On financing, Savoy said Duke received more than $5 billion of proceeds in March from the sale of the Piedmont Natural Gas Tennessee business to Spire and the first tranche of Brookfield’s minority investment in Duke Energy Florida, which closed in early March. Sideris said that first tranche provided $2.8 billion in cash proceeds for a 9.2% interest in the Florida utility, and that the Piedmont Tennessee sale generated $2.5 billion. Management said the proceeds support the company’s credit profile and help fund its $103 billion capital plan.
Savoy also said Duke issued $1.5 billion of convertible senior notes at a 3% coupon and priced $300 million of equity under its at-the-market program that will settle in December 2027. He said the company remains on track to deliver 14.5% funds from operations (FFO) to debt in 2026 and 15% over the long term.
In addition, Savoy noted Duke marked its “100th consecutive year of paying a quarterly cash dividend,” which he said reflects the company’s financial strength, regulatory execution, and disciplined long-term investments.

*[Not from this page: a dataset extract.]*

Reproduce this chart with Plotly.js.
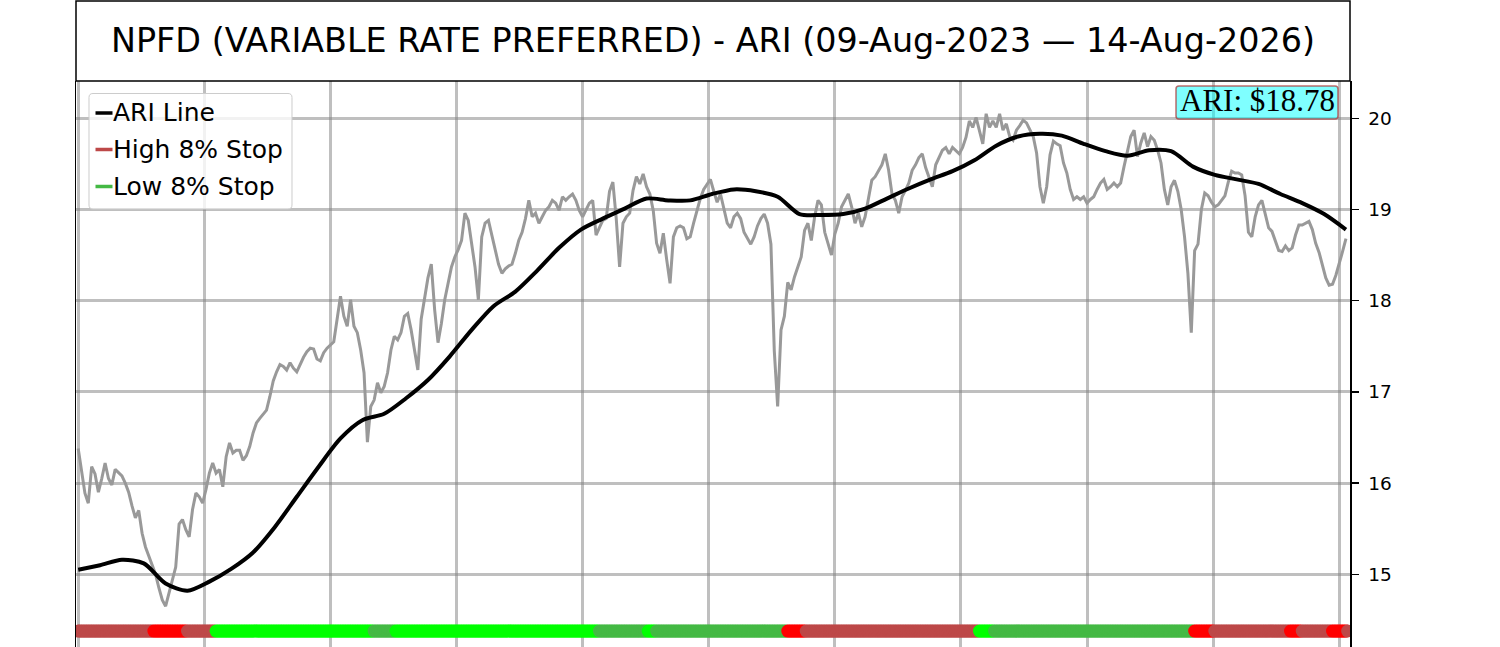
<!DOCTYPE html>
<html>
<head>
<meta charset="utf-8">
<script src="https://cdn.plot.ly/plotly-3.0.1.min.js"></script>
<style>html,body{margin:0;padding:0;background:#fff;}#chart{width:1500px;height:647px;}</style>
</head>
<body>
<div id="chart"></div>
<script>
// ---- DATA ----
const chartTitle = 'NPFD (VARIABLE RATE PREFERRED) - ARI (09-Aug-2023 \u2014 14-Aug-2026)';
const sessionCount = 756;          // trading sessions shown (index 0..755)
const priceStep = 2;               // price sampled every 2 sessions
const ariStep = 13;                // ARI sampled every 13 sessions

const pricesA = [
16.38,16.11,15.89,15.78,16.18,16.10,15.90,16.05,16.22,16.05,
15.98,16.15,16.12,16.08,16.00,15.90,15.75,15.62,15.70,15.45,
15.30,15.20,15.10,15.00,14.85,14.72,14.65,14.80,14.95,15.08,
15.55,15.60,15.49,15.41,15.71,15.89,15.85,15.78,15.93,16.11,
16.22,16.11,16.15,15.96,16.29,16.44,16.33,16.36,16.36,16.25,
16.30,16.40,16.55,16.66,16.71,16.75,16.80,16.95,17.12,17.22,
17.30,17.28,17.24,17.32,17.26,17.22,17.30,17.38,17.44,17.48,
17.47,17.36,17.34,17.43,17.48,17.52,17.55,17.80,18.05,17.83,
17.72,18.01,17.72,17.65,17.46,17.21,16.45,16.84,16.91,17.10,
16.99,17.06,17.21,17.46,17.61,17.57,17.65];
const pricesB = [
17.83,17.86,17.68,17.46,17.24,17.80,18.05,18.25,18.40,17.90,
17.54,17.75,18.01,18.19,18.37,18.48,18.56,18.66,18.96,18.88,
18.63,18.37,18.01,18.70,18.85,18.88,18.72,18.55,18.40,18.30,
18.35,18.38,18.40,18.52,18.66,18.75,18.90,19.10,18.92,18.96,
18.85,18.92,18.99,19.03,19.10,19.07,18.99,19.14,19.10,19.14,
19.17,19.10,18.99,18.92,18.99,19.07,19.10,18.72,18.80,18.88,
18.90,19.20,19.30,18.90,18.37,18.85,18.92,18.96,19.21,19.36,
19.28,19.39,19.25,19.17,18.99,18.63,18.52,18.74,18.45,18.19,
18.70,18.80,18.82,18.80,18.68,18.70,18.85,18.98,19.12,19.22,
19.27,19.33,19.20,19.08];
const pricesC = [
19.17,19.00,18.85,18.80,18.92,18.96,18.90,18.75,18.68,18.62,
18.70,18.82,18.90,18.95,18.85,18.62,17.45,16.84,17.68,17.83,
18.20,18.12,18.26,18.37,18.48,18.77,18.85,18.66,18.92,19.10,
19.05,18.75,18.62,18.50,18.73,18.85,19.03,19.10,19.17,19.03,
18.85,18.96,18.81,18.92,19.14,19.32,19.36,19.43,19.49,19.61,
19.43,19.17,19.10,18.96,19.14,19.21,19.29,19.43,19.49,19.57,
19.61,19.46,19.36,19.25,19.49,19.57,19.65,19.68,19.61,19.68,
19.65,19.61,19.68,19.79,19.97,19.90,20.01,19.85,19.72,20.05,
19.90,19.97,19.90,20.05,19.87,19.94,19.80,19.76,19.87,19.92,
19.98,19.95,19.88,19.80,19.62];
const pricesD = [
19.25,19.07,19.25,19.60,19.75,19.72,19.70,19.51,19.40,19.22,
19.11,19.14,19.11,19.14,19.07,19.11,19.14,19.22,19.29,19.33,
19.22,19.25,19.29,19.25,19.29,19.47,19.65,19.80,19.87,19.58,
19.73,19.84,19.69,19.80,19.76,19.65,19.51,19.22,19.05,19.25,
19.32,19.20,19.00,18.70,18.30,17.65,18.55,18.62,19.00,19.18,
19.15,19.08,19.03,19.05,19.10,19.15,19.30,19.42,19.40,19.40,
19.38,19.15,18.75,18.70,18.92,19.05,19.10,18.95,18.80,18.76,
18.65,18.55,18.54,18.60,18.55,18.58,18.72,18.83,18.83,18.85,
18.87,18.78,18.63,18.53,18.40,18.25,18.17,18.18,18.28,18.40,
18.54,18.68];

const ariValues = [
15.05,15.10,15.16,15.12,14.90,14.82,14.92,15.06,15.24,15.52,
15.85,16.18,16.49,16.69,16.76,16.93,17.13,17.39,17.68,17.94,
18.10,18.33,18.58,18.78,18.90,19.01,19.12,19.10,19.10,19.17,
19.22,19.20,19.14,18.95,18.94,18.95,19.01,19.12,19.23,19.33,
19.42,19.54,19.70,19.80,19.83,19.81,19.72,19.64,19.59,19.65,
19.64,19.47,19.38,19.33,19.28,19.17,19.07,18.95,18.78];

// stop-state band: segment start session and state
const stopStarts = [0,45,65,82,176,189,310,339,344,422,433,536,545,664,676,721,728,746,755];
const stopStates = ['high','highAlert','high','lowAlert','low','lowAlert','low','lowAlert','low',
                    'highAlert','high','lowAlert','low','highAlert','high','highAlert','high','highAlert','high'];
const stopLevel = 14.378;

const seriesNames = ['ARI Line','High 8% Stop','Low 8% Stop'];
const yTicks = [15,16,17,18,19,20];

// ---- STYLE ----
const stateColor = {high:'#BD4848', highAlert:'#FF0000', low:'#44B944', lowAlert:'#00FF00'};
const gridColor = 'rgba(128,128,128,0.5)';

// ---- BUILD ----
const prices = pricesA.concat(pricesB, pricesC, pricesD);
const priceX = prices.map((_, i) => i * priceStep);
const ariX = ariValues.map((_, i) => i * ariStep);

const bandX = [], bandC = [];
for (let d = 0; d < sessionCount; d++) {
  let s = 0;
  for (let k = 0; k < stopStarts.length; k++) if (stopStarts[k] <= d) s = k;
  bandX.push(d);
  bandC.push(stateColor[stopStates[s]]);
}
const bandY = bandX.map(() => stopLevel);

const traces = [
  {type:'scatter', mode:'lines', x:priceX, y:prices, name:'Price',
   line:{color:'#999999', width:3}, hoverinfo:'skip'},
  {type:'scatter', mode:'lines', x:ariX, y:ariValues, name:seriesNames[0],
   line:{color:'black', width:4, shape:'spline', smoothing:0.8}},
  {type:'scatter', mode:'markers', x:bandX, y:bandY, name:'Stops',
   marker:{size:13, color:bandC, line:{width:0}}, hoverinfo:'skip'}
];

// pixel -> paper helpers for decorations
const L = 76, R = 1350, T = 81, B = 647;
const px = p => (p - L) / (R - L);
const py = p => (B - p) / (B - T);
function roundRect(x0, y0, x1, y1, r) {
  const X = v => px(v).toFixed(5), Y = v => py(v).toFixed(5);
  return `M${X(x0+r)},${Y(y0)} L${X(x1-r)},${Y(y0)} Q${X(x1)},${Y(y0)} ${X(x1)},${Y(y0+r)} ` +
         `L${X(x1)},${Y(y1-r)} Q${X(x1)},${Y(y1)} ${X(x1-r)},${Y(y1)} L${X(x0+r)},${Y(y1)} ` +
         `Q${X(x0)},${Y(y1)} ${X(x0)},${Y(y1-r)} L${X(x0)},${Y(y0+r)} Q${X(x0)},${Y(y0)} ${X(x0+r)},${Y(y0)} Z`;
}

const legendColors = ['black', stateColor.high, stateColor.low];
const legendRows = [113, 149.5, 186.5];

const shapes = [
  // title frame
  {type:'rect', xref:'paper', yref:'paper', x0:0, x1:1, y0:1, y1:py(1),
   line:{color:'black', width:1.5}, fillcolor:'rgba(0,0,0,0)', layer:'above'},
  // legend frame
  {type:'path', xref:'paper', yref:'paper', path:roundRect(89, 93.5, 292, 209, 4),
   fillcolor:'rgba(255,255,255,0.8)', line:{color:'#CCCCCC', width:1}, layer:'above'},
  // ARI value box
  {type:'path', xref:'paper', yref:'paper', path:roundRect(1176, 86, 1338, 119, 3),
   fillcolor:'rgba(0,255,255,0.5)', line:{color:'rgba(170,60,60,0.75)', width:1.5}, layer:'above'}
];
legendRows.forEach((yy, i) => {
  shapes.push({type:'line', xref:'paper', yref:'paper', x0:px(95.5), x1:px(112.5), y0:py(yy), y1:py(yy),
               line:{color:legendColors[i], width:3.5}, layer:'above'});
});

const annotations = legendRows.map((yy, i) => ({
  xref:'paper', yref:'paper', x:px(111), y:py(yy), xanchor:'left', yanchor:'middle',
  text:seriesNames[i], showarrow:false, font:{family:'DejaVu Sans', size:25, color:'black'}
}));
annotations.push({
  xref:'paper', yref:'paper', x:px(1257), y:py(100), xanchor:'center', yanchor:'middle',
  text:'ARI: $' + ariValues[ariValues.length - 1].toFixed(2), showarrow:false,
  font:{family:'Liberation Serif', size:31, color:'black'}
});

const layout = {
  width:1500, height:647,
  margin:{l:L, r:1500 - R, t:T, b:0, pad:0},
  paper_bgcolor:'white', plot_bgcolor:'white',
  showlegend:false,
  font:{family:'DejaVu Sans', color:'black'},
  title:{text:chartTitle, font:{family:'DejaVu Sans', size:33.4, color:'black'},
         x:0.5, xref:'paper', xanchor:'center', y:1 - 40/647, yref:'container', yanchor:'middle'},
  xaxis:{range:[-1.31, 756.4], tickmode:'linear', tick0:0, dtick:75, showticklabels:false, ticks:'',
         showgrid:true, gridcolor:gridColor, gridwidth:3, zeroline:false, showline:false, fixedrange:true},
  yaxis:{range:[14.203, 20.409], side:'right', tickmode:'array', tickvals:yTicks, ticktext:yTicks.map(String),
         ticks:'outside', ticklen:7, tickwidth:1.5, tickcolor:'black', ticklabelstandoff:6,
         tickfont:{family:'DejaVu Sans', size:18.5, color:'black'},
         showgrid:true, gridcolor:gridColor, gridwidth:3, zeroline:false,
         showline:true, mirror:true, linecolor:'black', linewidth:1.5, fixedrange:true},
  shapes:shapes, annotations:annotations
};

Plotly.newPlot('chart', traces, layout, {displayModeBar:false, staticPlot:true});
</script>
</body>
</html>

About Duke Energy NYSE: DUK
Duke Energy Corporation is a U.S.-based electric power holding company headquartered in Charlotte, North Carolina. The company's core business is the generation, transmission and distribution of electricity to residential, commercial and industrial customers. Duke Energy operates a mix of regulated electric utilities and non-regulated energy businesses, providing essential energy infrastructure and services across multiple states.
Its operating activities include owning and operating generation assets across a portfolio that encompasses nuclear, natural gas, coal, hydroelectric and an expanding array of renewable resources, as well as battery storage and grid modernization projects.